++++ DATA EXTRACT ++++

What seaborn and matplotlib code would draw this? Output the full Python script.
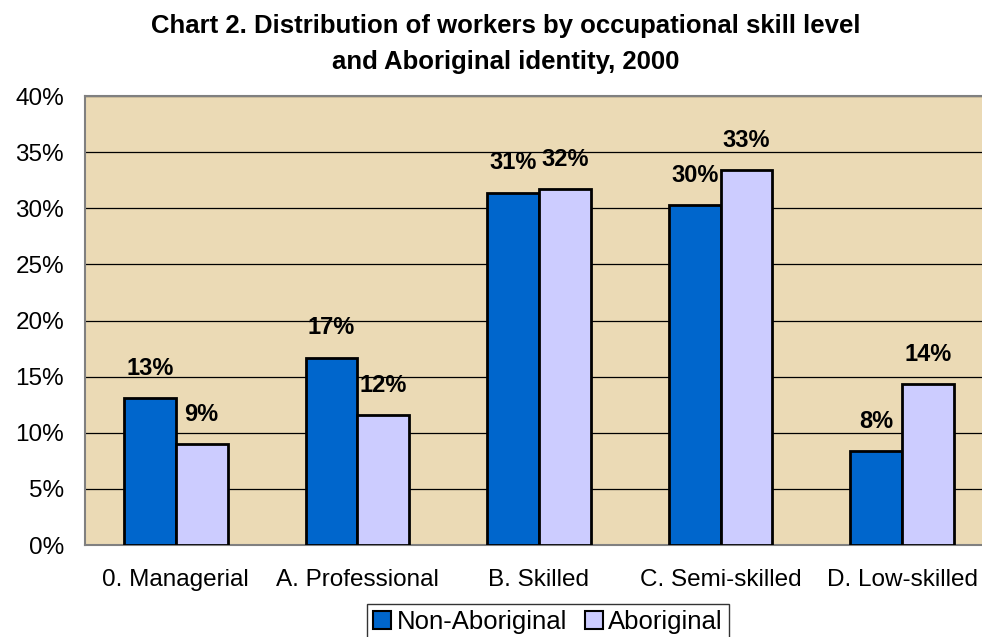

++++
++++ DATA EXTRACT ++++

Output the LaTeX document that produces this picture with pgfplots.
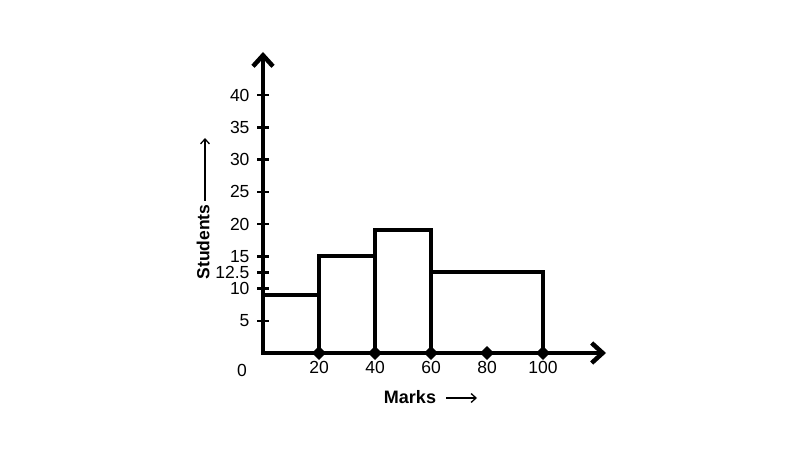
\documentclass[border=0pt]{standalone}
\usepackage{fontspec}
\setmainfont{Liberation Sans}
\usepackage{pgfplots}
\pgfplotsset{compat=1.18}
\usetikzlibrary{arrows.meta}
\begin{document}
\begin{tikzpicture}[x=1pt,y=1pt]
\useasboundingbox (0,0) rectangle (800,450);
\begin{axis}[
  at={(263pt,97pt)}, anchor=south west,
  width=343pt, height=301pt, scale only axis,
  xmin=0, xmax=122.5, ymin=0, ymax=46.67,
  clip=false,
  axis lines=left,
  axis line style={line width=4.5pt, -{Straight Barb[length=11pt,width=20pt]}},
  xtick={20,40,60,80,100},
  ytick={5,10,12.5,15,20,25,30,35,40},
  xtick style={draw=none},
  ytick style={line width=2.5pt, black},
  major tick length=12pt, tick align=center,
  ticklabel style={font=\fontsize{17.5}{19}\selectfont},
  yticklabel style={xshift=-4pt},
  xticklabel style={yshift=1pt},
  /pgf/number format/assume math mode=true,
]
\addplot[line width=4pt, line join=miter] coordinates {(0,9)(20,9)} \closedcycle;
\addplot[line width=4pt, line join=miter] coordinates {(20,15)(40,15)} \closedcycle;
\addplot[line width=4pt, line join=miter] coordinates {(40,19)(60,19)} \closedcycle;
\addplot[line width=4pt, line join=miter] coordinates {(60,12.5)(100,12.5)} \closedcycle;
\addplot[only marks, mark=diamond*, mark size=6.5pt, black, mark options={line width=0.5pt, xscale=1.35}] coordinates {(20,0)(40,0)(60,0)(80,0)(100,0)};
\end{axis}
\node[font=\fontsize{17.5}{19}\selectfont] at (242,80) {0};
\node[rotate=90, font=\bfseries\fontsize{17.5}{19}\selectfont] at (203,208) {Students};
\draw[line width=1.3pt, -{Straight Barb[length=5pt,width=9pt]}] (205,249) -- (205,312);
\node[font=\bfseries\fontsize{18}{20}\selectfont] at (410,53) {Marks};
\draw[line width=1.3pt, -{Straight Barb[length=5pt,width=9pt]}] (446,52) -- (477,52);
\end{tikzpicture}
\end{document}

++++

In the listing, find all lines with the string "draw" and copy them.

» TASK ANSWER:
What seaborn and matplotlib code would draw this? Output the full Python script.
  xtick style={draw=none},
\draw[line width=1.3pt, -{Straight Barb[length=5pt,width=9pt]}] (205,249) -- (205,312);
\draw[line width=1.3pt, -{Straight Barb[length=5pt,width=9pt]}] (446,52) -- (477,52);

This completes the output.